(review written in 1996)
Just finished The Fire Rose by Mercedes Lackey, and found it to be worth the price; slightly more than a movie ticket these days. This is a retelling of the Beauty and the Beast theme that provided me with a couple of evening's entertainment. The tone of this novel is on more of an adult level than most of her fantasy novels, and certainly more adult than the Disney version of B&B.

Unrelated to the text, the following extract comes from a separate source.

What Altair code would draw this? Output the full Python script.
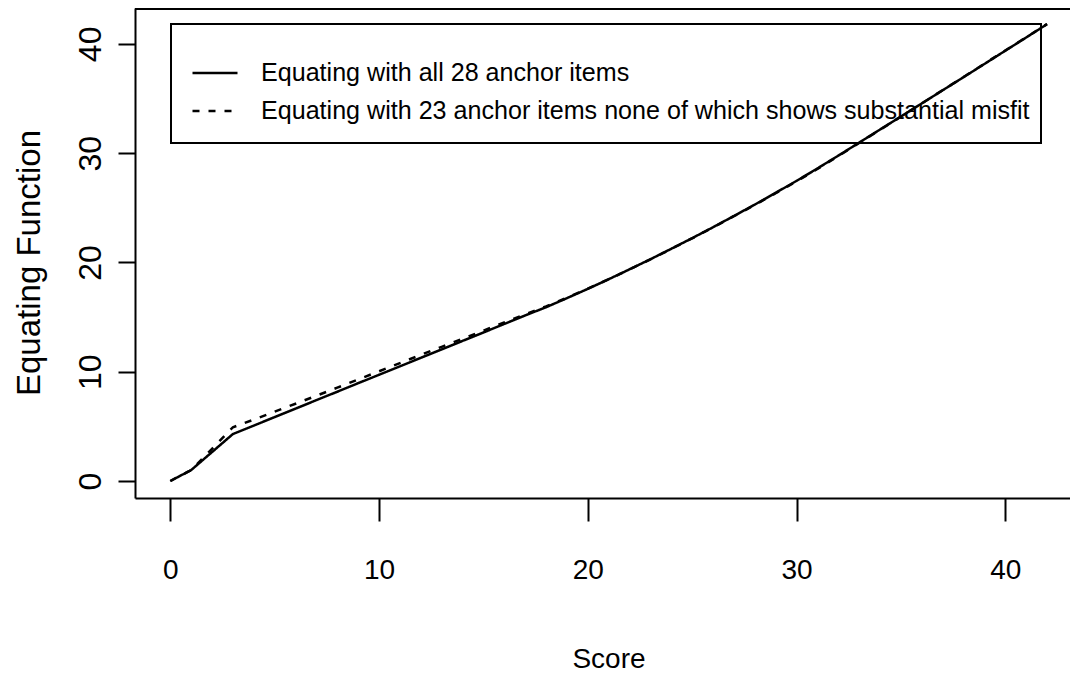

The heroine is Rosalind Hawkins, a young scholar of medieval literature whose father has died and left her penniless. She is offered a position, ostensibly as a governess to the children of a reclusive rail baron , which removes her from her native Chicago to the wilds of the California coast near San Francisco. When she arrives, she finds out that there are no children, and that she has actually been recruited to assist the railroad magnate, Jason Cameron, in his research of medieval magical tomes.
She is not aware at first, however, that the reason of Cameron's reclusive habits is that he is a magician, a master of the elemental magic of fire, who has been changed into a half-human, half-beast by a spell which backfired. The plot of the story, of course, is her gradual discovery of who and what he is, and her coming to terms with his beastly nature.
What makes the whole book fun, however, is that Rosalind herself has the potential to become a mage, a mistress of the elemental magic of air. Lackey treats us to a light dissertation on the workings of elemental magic, and the training and discipline of a proper magician's apprentice. There's some marvelous intrigue and conflict built into the story by her introduction of an evil rival fire mage, and untimely betrayal by Cameron's first apprentice.
I won't spoil it all for you by letting you know how it all turns out, but suffice it to say that Lackey provides a new twist at the end of an old, old story. I'll probably even read this one again after sufficient time has passed, or she's come up with some sort of sequel.